Friday, November 30, 2012

Mini-update about nothing important

So, I've been a big giant pile of fail this week.

I'm behind on crochet projects. I give credit for this to Duckling, who, at the age of ten months, has a head the size of the average two-ear-old. So the two hats I had ready for him have to be made two sizes bigger. And I have to buy yarn (again) to even do that. ugh. Luckily, I can either give the finished hats to godBaby, or put them in my 'eventually for sale' pile and move on.

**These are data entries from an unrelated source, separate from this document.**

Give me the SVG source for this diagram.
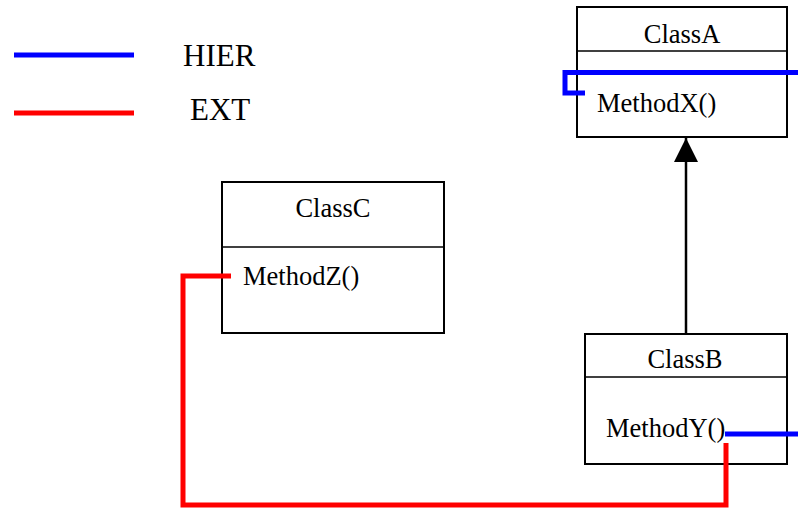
<svg xmlns="http://www.w3.org/2000/svg" width="798" height="508" viewBox="0 0 798 508">
<defs>
<style>
.box{fill:#fff;stroke:#000;stroke-width:2}
.div{stroke:#000;stroke-width:1.5}
.t{font-family:"Liberation Serif","Times New Roman",serif;font-size:26.5px;fill:#000}
.lg{font-family:"Liberation Serif","Times New Roman",serif;font-size:31px;fill:#000}
.hier{fill:none;stroke:#0000ff;stroke-width:5}
.ext{fill:none;stroke:#ff0000;stroke-width:5}
</style>
<marker id="tri" markerWidth="24" markerHeight="28" refX="24" refY="12" orient="auto" markerUnits="userSpaceOnUse">
<path d="M0,0 L24,12 L0,24 Z" fill="#000"/>
</marker>
</defs>
<rect width="798" height="508" fill="#fff"/>
<g id="legend">
<line x1="14" y1="55" x2="134" y2="55" class="hier"/>
<text x="183" y="66" class="lg">HIER</text>
<line x1="14" y1="113" x2="134" y2="113" class="ext"/>
<text x="190" y="120" class="lg">EXT</text>
</g>
<g id="ClassA">
<rect x="577" y="7" width="210" height="130" class="box"/>
<line x1="577" y1="51" x2="787" y2="51" class="div"/>
<text x="682" y="43" class="t" text-anchor="middle">ClassA</text>
<text x="597" y="112" class="t">MethodX()</text>
</g>
<g id="ClassB">
<rect x="585" y="334" width="202" height="130" class="box"/>
<line x1="585" y1="377" x2="787" y2="377" class="div"/>
<text x="685" y="368" class="t" text-anchor="middle">ClassB</text>
<text x="606" y="437" class="t">MethodY()</text>
</g>
<g id="ClassC">
<rect x="222" y="182" width="222" height="151" class="box"/>
<line x1="222" y1="247" x2="444" y2="247" class="div"/>
<text x="333" y="217" class="t" text-anchor="middle">ClassC</text>
<text x="243" y="285" class="t">MethodZ()</text>
</g>
<g id="connectors">
<line x1="686" y1="334" x2="686" y2="138" stroke="#000" stroke-width="2.5" marker-end="url(#tri)"/>
<polyline points="798,72.5 565,72.5 565,93 585,93" class="hier"/>
<line x1="725" y1="434" x2="798" y2="434" class="hier"/>
<polyline points="726,443 726,505 183,505 183,276 231,276" class="ext"/>
</g>
</svg>
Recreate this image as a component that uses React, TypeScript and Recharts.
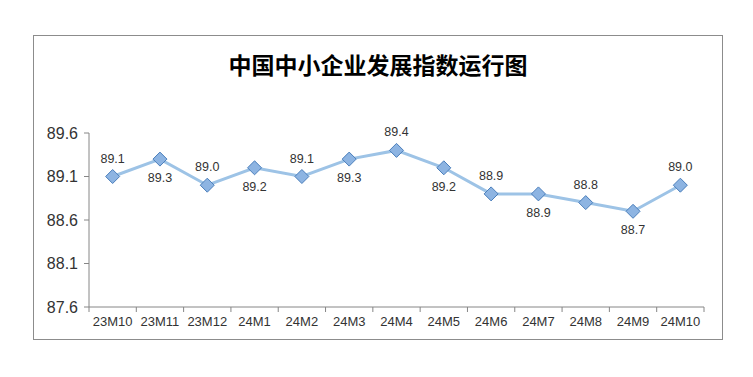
import React from 'react';
import { LineChart, Line, XAxis, YAxis, LabelList } from 'recharts';

const months = ['23M10', '23M11', '23M12', '24M1', '24M2', '24M3', '24M4', '24M5', '24M6', '24M7', '24M8', '24M9', '24M10'];
const sdiValues = [89.1, 89.3, 89.0, 89.2, 89.1, 89.3, 89.4, 89.2, 88.9, 88.9, 88.8, 88.7, 89.0];
const yTicks = [87.6, 88.1, 88.6, 89.1, 89.6];

const W = 753;
const H = 377;
const MARGIN = { top: 133, right: 49, bottom: 40, left: 33 };
const Y_AXIS_W = 56;
const PLOT_W = W - MARGIN.left - MARGIN.right - Y_AXIS_W;
const STEP = PLOT_W / months.length;

// points sit in the middle of each category slot, axis ticks on slot boundaries
const data = months.map((m, i) => ({ pos: i + 0.5, month: m, value: sdiValues[i] }));
const boundaryTicks = months.map((_, i) => i).concat(months.length);

const FONT = '"Liberation Sans", Arial, sans-serif';
const TEXT = '#333';

const Diamond = (props: any) => {
  const { cx, cy } = props;
  if (cx == null || cy == null) return null;
  const r = 7;
  return (
    <path
      d={`M${cx},${cy - r}L${cx + r},${cy}L${cx},${cy + r}L${cx - r},${cy}Z`}
      fill="#8DB4E2"
      stroke="#4A7EBB"
      strokeWidth={1}
    />
  );
};

const XTick = (props: any) => {
  const { x, y, payload } = props;
  const i = payload.value;
  if (i >= months.length) return null;
  return (
    <text x={x + STEP / 2} y={y + 12} textAnchor="middle" fontSize={13} fontFamily={FONT} fill={TEXT}>
      {months[i]}
    </text>
  );
};

const PointLabel = (props: any) => {
  const { x, y, value, index } = props;
  const above = index % 2 === 0;
  return (
    <text
      x={x}
      y={above ? y - 18 : y + 19}
      textAnchor="middle"
      dominantBaseline="central"
      fontSize={12.5}
      fontFamily={FONT}
      fill={TEXT}
    >
      {Number(value).toFixed(1)}
    </text>
  );
};

export default function App() {
  return (
    <div style={{ position: 'absolute', left: 0, top: 0, width: W, height: H, background: '#fff' }}>
      <div
        style={{
          position: 'absolute',
          left: 33,
          top: 35,
          width: 688,
          height: 303,
          border: '1px solid #8c8c8c',
        }}
      />
      <div
        style={{
          position: 'absolute',
          left: 33,
          top: 50,
          width: 690,
          textAlign: 'center',
          fontFamily: '"Noto Sans CJK SC", sans-serif',
          fontWeight: 600,
          fontSize: 23,
          lineHeight: '28px',
          color: '#000',
        }}
      >
        中国中小企业发展指数运行图
      </div>
      <div style={{ position: 'absolute', left: 0, top: 0 }}>
        <LineChart width={W} height={H} data={data} margin={MARGIN}>
          <XAxis
            dataKey="pos"
            type="number"
            domain={[0, months.length]}
            ticks={boundaryTicks}
            interval={0}
            tick={<XTick />}
            tickLine={{ stroke: '#868686' }}
            tickSize={5}
            axisLine={{ stroke: '#868686' }}
            height={30}
          />
          <YAxis
            type="number"
            domain={[87.6, 89.6]}
            ticks={yTicks}
            interval={0}
            width={Y_AXIS_W}
            tickFormatter={(v: number) => v.toFixed(1)}
            tick={{ fontSize: 16, fontFamily: FONT, fill: TEXT }}
            tickLine={{ stroke: '#868686' }}
            tickSize={5}
            tickMargin={6}
            axisLine={{ stroke: '#868686' }}
          />
          <Line
            dataKey="value"
            stroke="#9DC3E6"
            strokeWidth={3}
            dot={<Diamond />}
            activeDot={false}
            isAnimationActive={false}
          >
            <LabelList dataKey="value" content={<PointLabel />} />
          </Line>
        </LineChart>
      </div>
    </div>
  );
}
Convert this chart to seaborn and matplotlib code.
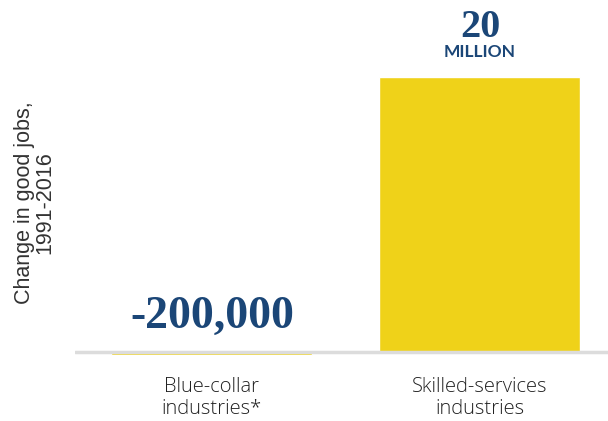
import matplotlib
matplotlib.use("Agg")
import matplotlib.pyplot as plt
import seaborn as sns
import pandas as pd

categories = ["Blue-collar\nindustries*", "Skilled-services\nindustries"]
change_millions = [-0.2, 20.0]
value_labels = ["-200,000", "20"]

sns.set_theme(style="white")

df = pd.DataFrame({"category": categories, "change": change_millions})

fig = plt.figure(figsize=(6.08, 4.21), dpi=100)
ax = fig.add_axes([75 / 608, 1 - 365 / 421, 533 / 608, 325 / 421])

sns.barplot(data=df, x="category", y="change", color="#EFD219", saturation=1,
            width=0.75, ax=ax)

ax.set_xlim(-0.511, 1.478)
ax.set_ylim(-0.945, 22.69)
ax.axhline(0, color="#dcdcdc", lw=2.5, zorder=1)

for s in ax.spines.values():
    s.set_visible(False)
ax.set_yticks([])
ax.tick_params(axis="x", length=0, pad=9)
for t in ax.get_xticklabels():
    t.set_fontfamily("Open Sans")
    t.set_fontweight("light")
    t.set_fontsize(14.5)
    t.set_color("#222222")
    t.set_linespacing(1.1)

ax.set_xlabel("")
ax.set_ylabel("Change in good jobs,\n1991-2016", fontsize=15.5,
              family="Liberation Sans", color="#333333", labelpad=14,
              linespacing=0.95)

blue = "#1b4677"
# -200,000 label above the zero line
ax.annotate(value_labels[0], xy=(0, 0), xytext=(0, 10), textcoords="offset points",
            ha="center", va="bottom", fontsize=33, fontweight="bold",
            family="Liberation Serif", color=blue)
# 20 MILLION label above the tall bar
ax.annotate(value_labels[1], xy=(1, change_millions[1]), xytext=(0, 22),
            textcoords="offset points", ha="center", va="bottom", fontsize=29,
            fontweight="bold", family="Liberation Serif", color=blue,
            annotation_clip=False)
ax.annotate("MILLION", xy=(1, change_millions[1]), xytext=(0, 12),
            textcoords="offset points", ha="center", va="bottom", fontsize=12.5,
            fontweight="bold", family="Lato", color=blue, annotation_clip=False)

fig.savefig("out.png", dpi=100)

My body is not being productive this month like it was last month, which is kind of frustrating. Well, not horribly so. I'm almost used to not being able to expect anything from my reproductive parts. When you figure I had a miscarriage in January (which continued through most of February), started medicated cycles in March, switched medications over the summer, then went through two unmedicated cycles while waiting for my surgery, then had my lap done, I haven't really made it easy for my already dysfunctional organs to regulate. And, really, it wasn't ever very regular to begin with. So... yeah.

Work has been... different. For the last five years, I've been deemed important enough for my company to not be able to survive without me working crazy, ridiculous hours, and not having weekends off from October until January. Now that I've stepped down and switched stores, I'm working less hours and--GASP--getting weekends off pretty regularly. And no one calls me at home unless there is a real emergency. I'm feeling oddly stress-free when I get home every day. I actually have a little bit of Christmas spirit.

Oh. That reminds me.

I decided that this year, I'm going to get an Angel (from the Angel Tree program) the same age my baby should be. And I'm going to spoil that kid rotten. BoyWonder doesn't really get it, but he hasn't told me it's completely stupid, either. I did get a crazy look when I told him I plan on doing it every year, and that when we have children I want them to know we're doing this for their older brother/sister. I don't care. I'm going to make some hats and buy some awesome toys and gear that I would have bought for myself, in the perfect universe I don't live in. I have this feeling that I need to give something back, even though in reality another, darker part of me feels like everything was taken from me, instead. Maybe it's me fighting my own darkness? It doesn't really matter, I guess. It's the doing it that matters.


So... I'm going to try to post a round-up tomorrow. Also, if you come over here and things look a little different, I'm probably going to be giving this page a much-needed facelift. Don't panic. You're still in the right place.